On voit ainsi les paradoxes auxquels est confronté Fréron. Rendant compte du Mémoire présenté au roi, dans lequel Pompignan s’efforce de se disculper des accusations portées contre lui dans les pamphlets qui ont paru à la suite de son discours de réception à l’Académie française, Fréron ne peut pas ne pas mentionner l’existence des Quand. Or, ce faisant, il entretient malgré lui la publicité qui a déjà été orchestrée autour de ce pamphlet. Pis, il a beau s’indigner de ce qu’« on ose blesser la vérité & les choses les plus graves, calomnier le chef d’une Compagnie Souveraine, insulter un Magistrat respectable à tous égards, un citoyen sage & vertueux, un Poëte illustre, un orateur éloquent776 », en précisant une des accusations portées contre Pompignan dans « ces Quand diffamatoires », il se fait involontairement le relais du pamphlet de Voltaire, et flatte indirectement cette « malignité du public » maintes fois signalée777.

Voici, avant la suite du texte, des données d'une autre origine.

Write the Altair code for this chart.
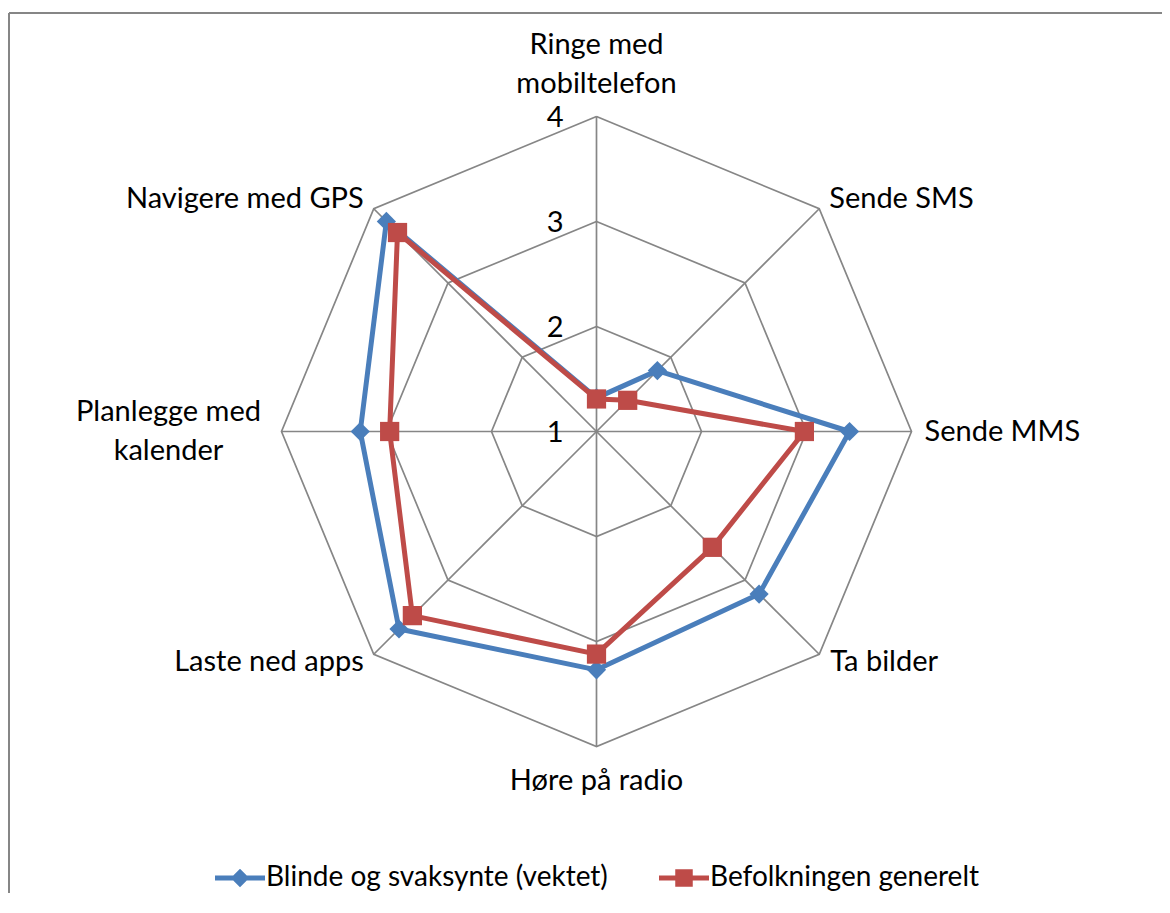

C’est dire que la publicité qui se développe autour du pamphlet, au-delà des stratégies concertées, peut résulter de phénomènes involontaires ou accidentels.

Notes
768.

 Le Russe à Paris, p. 20.

769.

 La première Anecdote sur Bélisaire, qui commence en ces termes : « Je vous connais, vous êtes un scélérat » (p. 921), prend en effet au début la forme d’une lettre fictive, dont le destinateur et le destinataire sont précisés plus loin : « Qui proférait ces douces paroles ? C’était un moine sortant de sa licence [« frère Triboulet » ( p. 924]. À qui les adressait-il ? C’était à un académicien de la première Académie de France [Marmontel] » (p. 923).

770.

 Comme nous l’avons analysé plus haut (voir notre chap. 2, § 1.2.), le recours aux pseudonymes participe de la stratégie publicitaire de Voltaire, et du jeu qu’il entretient autour de ses pamphlets. En note, il “ signe ” son Anecdote sur Bélisaire « par M. l’abbé Mauduit, qui prie qu’on ne le nomme pas »... Et Grimm de reprendre la plaisanterie, lorsqu’il parle de « la savante apologie en faveur [de Marmontel] envoyée de Ferney par le sieur abbé Mauduit, qui prie qu’on ne le nomme pas » (Cor. lit., t. VII, p. 291).

771.

 Allusion au Mémoire présenté au roi, par M. de Pompignan, le 11 mai 1760.

772.

 Chaumeix, Les Philosophes aux abois, p. 1.

773.

 Recueil des facéties parisiennes, préface, p. III. Ce n’est du reste pas sans une certaine mauvaise foi que Voltaire minimise l’influence de ces « innombrables vessies accumulées les unes sur les autres dans le goufre de l’oubli », faute de quoi on ne comprendrait pas la raison d’être de son Recueil qui se fixe pour objectif, à son tour, de « faire surnager un jour ou deux » quelques-unes de ces « impertinences » (p. IV). Sur la question des recueils imprimés, voir notre chap. 1, § 2. Reste que c’est sans doute sincèrement que Voltaire souligne la “ vanité ” de ces petites productions, promises à l’« éternité du néant ».

774.

 On se souvient que ce pamphlet a fait l’objet, de la part de Voltaire, d’une feinte dénégation à vocation publicitaire (voir notre chap. 2, § 1.2.).

775.

 Cor. lit., t. IV, p. 237.

776.

 An. lit., 1760, t. V, pp. 124, 129 et 126.

777.

 Sur les différents visages du « public » que dessinent les textes de l’époque, voir plus loin, § 3.1.